Es muss also vor einer genehmigten Bürgerbeteiligung zuerst festgelegt werden, »zu welchen Punkten, zu welcher Zeit und auf welcher Ebene Einflussmöglichkeiten für die Bürgerinnen und Bürger bestehen.« Dadurch kann - wie es im Fall Bergmannstraße bereits geschehen ist und wie es auf dem Tempelhofer Feld gerade wieder geschieht – nicht mehr darüber diskutiert werden, ob umgebaut oder bebaut wird, sondern nur noch darüber, wie gebaut wird.

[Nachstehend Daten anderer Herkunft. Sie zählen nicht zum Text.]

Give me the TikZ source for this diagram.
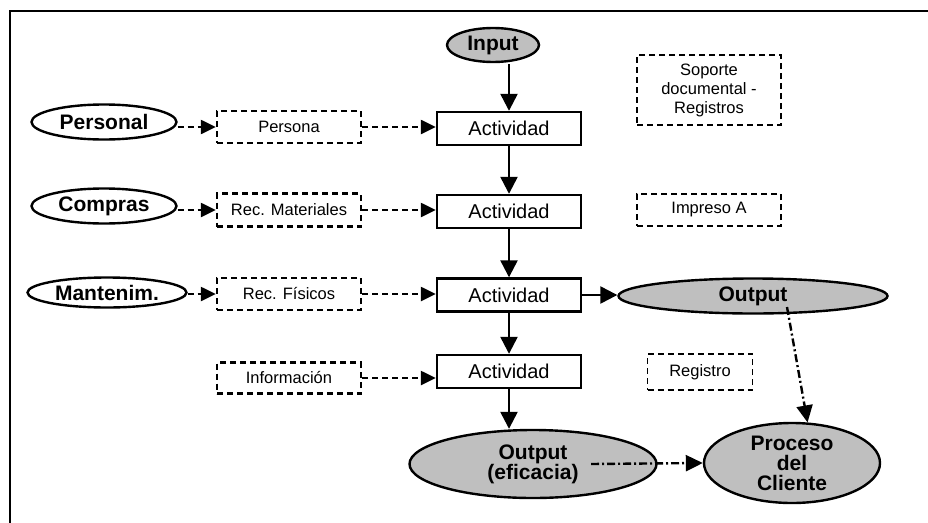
\documentclass[tikz,border=0pt]{standalone}
\usepackage{fontspec}
\setmainfont{Liberation Sans}
\usetikzlibrary{arrows.meta,shapes.geometric,calc}
\begin{document}
\begin{tikzpicture}[x=1pt,y=-1pt,
  lw/.style={line width=2.4pt},
  actbox/.style={draw,lw,rectangle,minimum width=144pt,minimum height=33pt,inner sep=0pt,font=\fontsize{20}{22}\selectfont},
  dbox/.style={draw,lw,dash pattern=on 6pt off 4pt,rectangle,minimum width=144pt,minimum height=32pt,inner sep=0pt,align=center,font=\fontsize{16.5}{19}\selectfont},
  wellipse/.style={draw,lw,ellipse,inner sep=0pt,minimum width=145pt,minimum height=35pt,font=\bfseries\fontsize{21}{20}\selectfont},
  gellipse/.style={draw,lw,ellipse,fill=black!25,inner sep=0pt,align=center,font=\bfseries\fontsize{21}{20}\selectfont},
  solidarr/.style={lw,-{Triangle[length=17pt,width=17pt]}},
  dasharr/.style={lw,dash pattern=on 6pt off 4pt,-{Triangle[length=15pt,width=14pt]}},
  dotarr/.style={lw,dash pattern=on 8pt off 3pt on 2pt off 3pt,-{Triangle[length=17pt,width=16pt]}}
]
\useasboundingbox (0,0) rectangle (928,522);
\fill[white] (0,0) rectangle (928,522);
% frame
\draw[lw] (10,530) -- (10,11) -- (935,11);

% central column
\node[gellipse,minimum width=92pt,minimum height=34pt] (input) at (493,45) {Input};
\node[actbox] (act1) at (509,128.5) {Actividad};
\node[actbox] (act2) at (509,211.5) {Actividad};
\node[actbox] (act3) at (509,295) {Actividad};
\node[actbox] (act4) at (509,371.5) {Actividad};
\node[gellipse,minimum width=247pt,minimum height=68pt] (outef) at (533,464) {Output\\(eficacia)};

% left column
\node[wellipse] (personal) at (104,122) {Personal};
\node[wellipse] (compras) at (104,206) {Compras};
\node[wellipse,minimum width=159pt,minimum height=30pt] (mantenim) at (107,292.5) {Mantenim.};

\node[dbox] (persona) at (289,127) {Persona};
\node[dbox,minimum height=33pt] (recmat) at (289,210) {Rec. Materiales};
\node[dbox] (recfis) at (289,294) {Rec. Físicos};
\node[dbox,minimum height=31pt] (info) at (289,378) {Información};

% right column
\node[dbox,minimum height=70pt] (soporte) at (709,90) {Soporte\\documental -\\Registros};
\node[dbox] (impreso) at (709,210) {Impreso A};
\node[dbox,minimum width=105pt,minimum height=36pt,line width=1.8pt] (registro) at (700,372) {Registro};
\node[gellipse,minimum width=269pt,minimum height=35pt] (output) at (753,296) {Output};
\node[gellipse,minimum width=176pt,minimum height=80pt] (proceso) at (792,463) {Proceso\\del\\Cliente};

% solid arrows
\draw[solidarr] ([yshift=-1pt]act1.north |- input.south) -- (act1.north);
\draw[solidarr] (act1.south) -- (act2.north);
\draw[solidarr] (act2.south) -- (act3.north);
\draw[solidarr] (act3.south) -- (act4.north);
\draw[solidarr] (act4.south) -- (act4.south |- outef.north);
\draw[solidarr] (act3.east) -- (act3.east -| output.west);

% dashed arrows
\draw[dasharr] (personal.east |- persona.west) -- (persona.west);
\draw[dasharr] (persona.east) -- (persona.east -| act1.west);
\draw[dasharr] (compras.east |- recmat.west) -- (recmat.west);
\draw[dasharr] (recmat.east) -- (recmat.east -| act2.west);
\draw[dasharr] (mantenim.east |- recfis.west) -- (recfis.west);
\draw[dasharr] (recfis.east) -- (recfis.east -| act3.west);
\draw[dasharr] (info.east) -- (info.east -| act4.west);

% dash-dot arrows
\coordinate (outstart) at ($(output.center)+(34,11)$);
\coordinate (efstart) at ($(outef.center)+(58,0)$);
\draw[dotarr] (outstart) -- (proceso.69);
\draw[dotarr] (efstart) -- (proceso.west);
\end{tikzpicture}
\end{document}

Prominentester Nutzer dieses praktischen Politik-Instrumentes ist Christian Gaebler, der amtierende Bausenator der CDU, der zum Tempelhofer Feld äußerte, es ginge jetzt nicht mehr »um das Ob, sondern nur noch um das Wie«. Im so genannten Bürgerbeteiligungs-verfahren wurde die Option einer Nichtbebauung des Feldes aus dem »Entscheidungsspielraum« von vornherein ausgeschlossen. Das ist moderne Demokratie!

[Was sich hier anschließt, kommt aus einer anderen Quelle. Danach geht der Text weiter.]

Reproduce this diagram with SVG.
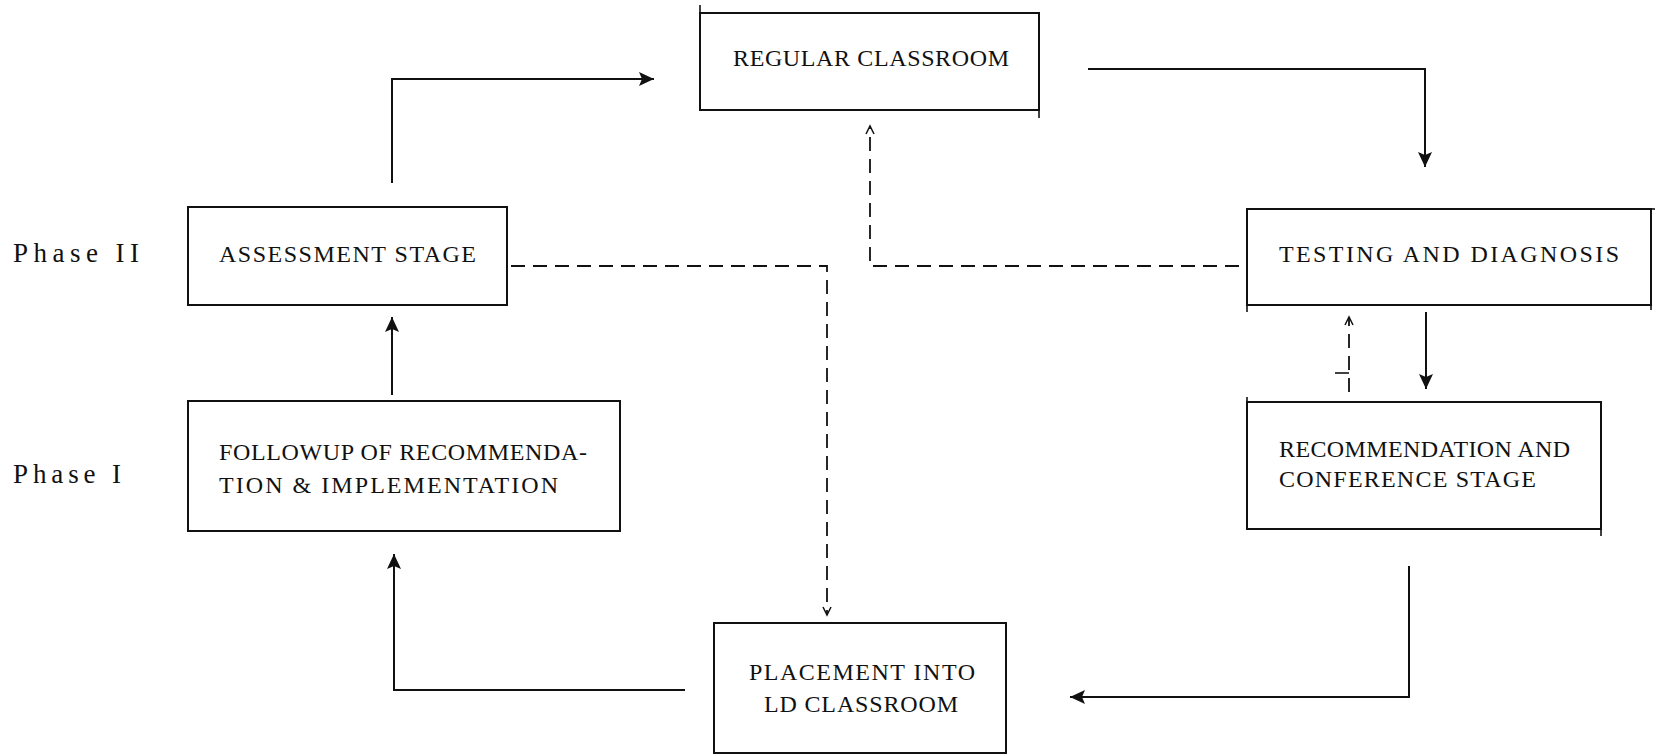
<svg xmlns="http://www.w3.org/2000/svg" width="1656" height="755" viewBox="0 0 1656 755">
<style>
  .box{fill:none;stroke:#111;stroke-width:2}
  .ext{stroke:#111;stroke-width:1.6}
  .t{font-family:"Liberation Serif","Times New Roman",serif;font-size:24px;fill:#111}
  .p{font-family:"Liberation Serif","Times New Roman",serif;font-size:27px;fill:#111}
  .c{stroke:#111;stroke-width:2;fill:none}
  .d{stroke:#111;stroke-width:1.8;fill:none;stroke-dasharray:14 8}
</style>
<defs>
  <marker id="solid" markerUnits="userSpaceOnUse" markerWidth="18" markerHeight="16" refX="15" refY="7" orient="auto">
    <path d="M0,0 L15,7 L0,14 L3,7 z" fill="#111"/>
  </marker>
  <marker id="open" markerUnits="userSpaceOnUse" markerWidth="12" markerHeight="12" refX="9" refY="5" orient="auto">
    <path d="M1,1 L9,5 L1,9" fill="none" stroke="#111" stroke-width="1.5"/>
  </marker>
</defs>
<rect width="1656" height="755" fill="#fff"/>

<text class="p" x="13" y="262" textLength="126">Phase II</text>
<text class="p" x="13" y="483" textLength="108">Phase I</text>

<g id="regular-classroom">
  <rect class="box" x="700" y="13" width="339" height="97"/>
  <line class="ext" x1="700" y1="5" x2="700" y2="13"/>
  <line class="ext" x1="1039" y1="110" x2="1039" y2="118"/>
  <text class="t" x="733" y="66" textLength="276">REGULAR CLASSROOM</text>
</g>

<g id="assessment-stage">
  <rect class="box" x="188" y="207" width="319" height="98"/>
  <text class="t" x="219" y="262" textLength="257">ASSESSMENT STAGE</text>
</g>

<g id="testing-diagnosis">
  <rect class="box" x="1247" y="209" width="404" height="96"/>
  <line class="ext" x1="1651" y1="209" x2="1655" y2="209"/>
  <line class="ext" x1="1247" y1="305" x2="1247" y2="312"/>
  <line class="ext" x1="1651" y1="305" x2="1651" y2="310"/>
  <text class="t" x="1279" y="262" textLength="340">TESTING AND DIAGNOSIS</text>
</g>

<g id="followup">
  <rect class="box" x="188" y="401" width="432" height="130"/>
  <text class="t" x="219" y="460" textLength="368">FOLLOWUP OF RECOMMENDA-</text>
  <text class="t" x="219" y="493" textLength="339">TION &amp; IMPLEMENTATION</text>
</g>

<g id="recommendation-conference">
  <rect class="box" x="1247" y="402" width="354" height="127"/>
  <line class="ext" x1="1247" y1="397" x2="1247" y2="402"/>
  <line class="ext" x1="1601" y1="529" x2="1601" y2="536"/>
  <text class="t" x="1279" y="457" textLength="291">RECOMMENDATION AND</text>
  <text class="t" x="1279" y="487" textLength="257">CONFERENCE STAGE</text>
</g>

<g id="placement-ld">
  <rect class="box" x="714" y="623" width="292" height="130"/>
  <text class="t" x="749" y="680" textLength="226">PLACEMENT INTO</text>
  <text class="t" x="764" y="712" textLength="194">LD CLASSROOM</text>
</g>

<g id="connectors">
  <path class="c" d="M392,183 V79 H654" marker-end="url(#solid)"/>
  <path class="c" d="M1088,69 H1425 V167" marker-end="url(#solid)"/>
  <path class="c" d="M1426,312 V389" marker-end="url(#solid)"/>
  <path class="c" d="M1409,566 V697 H1070" marker-end="url(#solid)"/>
  <path class="c" d="M685,690 H394 V554" marker-end="url(#solid)"/>
  <path class="c" d="M392,395 V317" marker-end="url(#solid)"/>
  <path class="d" d="M511,266 H827 V615" marker-end="url(#open)"/>
  <path class="d" d="M1239,266 H870 V126" marker-end="url(#open)"/>
  <path class="d" d="M1349,392 V317" marker-end="url(#open)"/>
  <line class="ext" x1="1335" y1="373" x2="1349" y2="373"/>
</g>
</svg>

Sollten die einst von Linken & Grünen verfassten und nun von der CDU »überarbeiteten« Richtlinien zur Bürgerbeteiligung in Gesetze münden, wäre das eine traurige Nachricht. Das Regelwerk würde die Möglichkeiten der Mitbestimmung nicht erweitern, sondern einschränken. Im Kiezlabor aber glaubt man noch immer daran, mit den digitalen Diskussionsplattformen mehr Menschen erreichen zu können als bisher. Zwar gebe es schon jetzt die Verpflichtung, die Öffentlichkeit zu informieren, doch wenn auf der Website des Bezirksamtes und in »Zeitungen per Anzeige« informiert wird, wo Baupläne ausliegen, erreiche man keine große Öffentlichkeit. Das könne sich jetzt ändern.

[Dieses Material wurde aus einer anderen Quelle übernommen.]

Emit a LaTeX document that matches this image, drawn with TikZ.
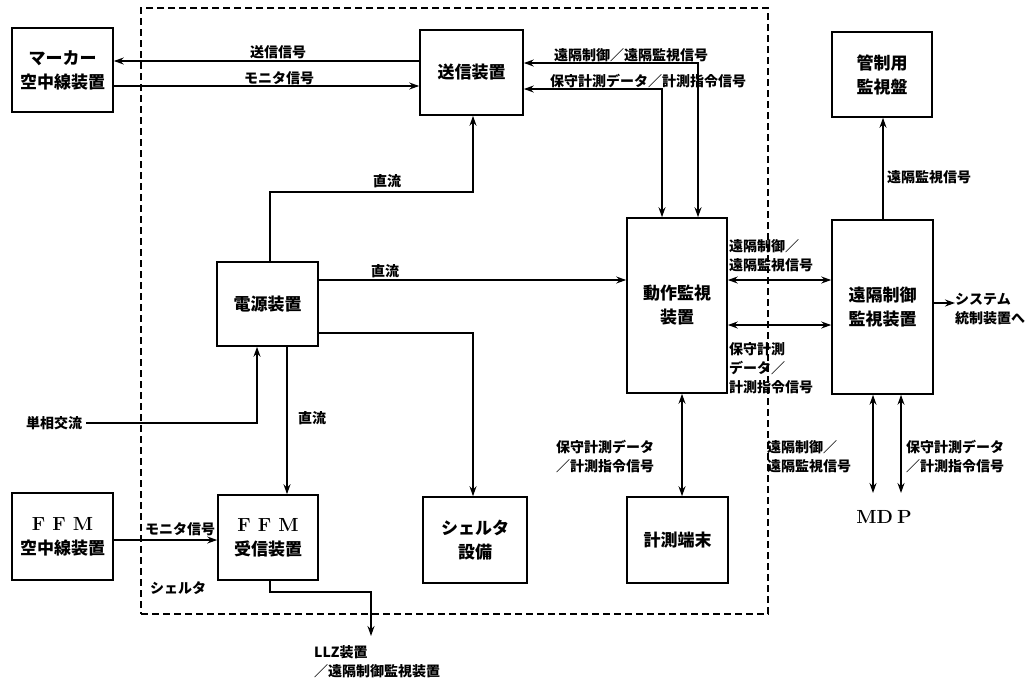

Auch Regeln zur Mitbestimmung könnten ein geeignetes Instrument sein, um der Willkür des Senats einen Riegel vorzuschieben. Doch diese Regeln sind nicht auf dem Kompost des Kiezlabors oder der Stadtbewohner gewachsen, sie kommen vom Misthaufen des Senats. Das Kiezlabor mit seinen jungen Studentinnen ist lediglich ein ausführendes Organ und nur eines von vielen Projekten der vom Senat unterstützten Technologie Stiftung Berlin, die seit Jahren an digitalen Diskussionsplattformen für Volk und Staat arbeitet. Ein Unternehmen, das das Zeitalter öffentlicher Versammlungen bald in die Geschichtsbücher verlegen könnte. Moderne Bürgebeteiligung könnte künftig nur noch im undurchsichtigen Darkroom des Internets stattfinden.

Eine Student sitzt am Tisch unter den Bäumen in der Friedrichstraße und reicht einem Rentner ein Glas Wasser. Zwei Generationen kommen ins Gespräch. Der Student sagt, man wolle Impulse setzen. »Wir sehen uns als eine digitale Brücke zwischen Politik und Bürger.«

Der Rentner äußert Zweifel an den Möglichkeiten des Internets: »Wie schnell hab ich in so einer Onlinepetition mein Kreuzchen gemacht, um ein Stück Regenwald zu retten. Das ist nur ein Klick. Aber dann mit der Gießkanne runterzugehen und den Baum gießen....«

Damit hat »Gieß den Kiez« einst begonnen: mit einer Handvoll Menschen, die Bäume vor ihren Häusern gossen. Inzwischen ist daraus eine digitale Plattform gewachsen mit einem Lageplan von 885.825 Bäumen und 10.000 Freiwilligen, die in den letzten drei Jahren über 2 Millionen Liter Wasser vergossen haben. Das ist ein Erfolg für die Technik und den Senat. Mit gesetzlich vorgeschriebenen Einschränkungen bei Bürgerbeteiligungen aber wird der Senat scheitern. Das Misstrauen gegen undurchsichtige, digitale Auswahlverfahren wächst, und Maßnahmen zur Verstümmelung demokratischer Mitspracherechte waren noch nie sonderlich populär.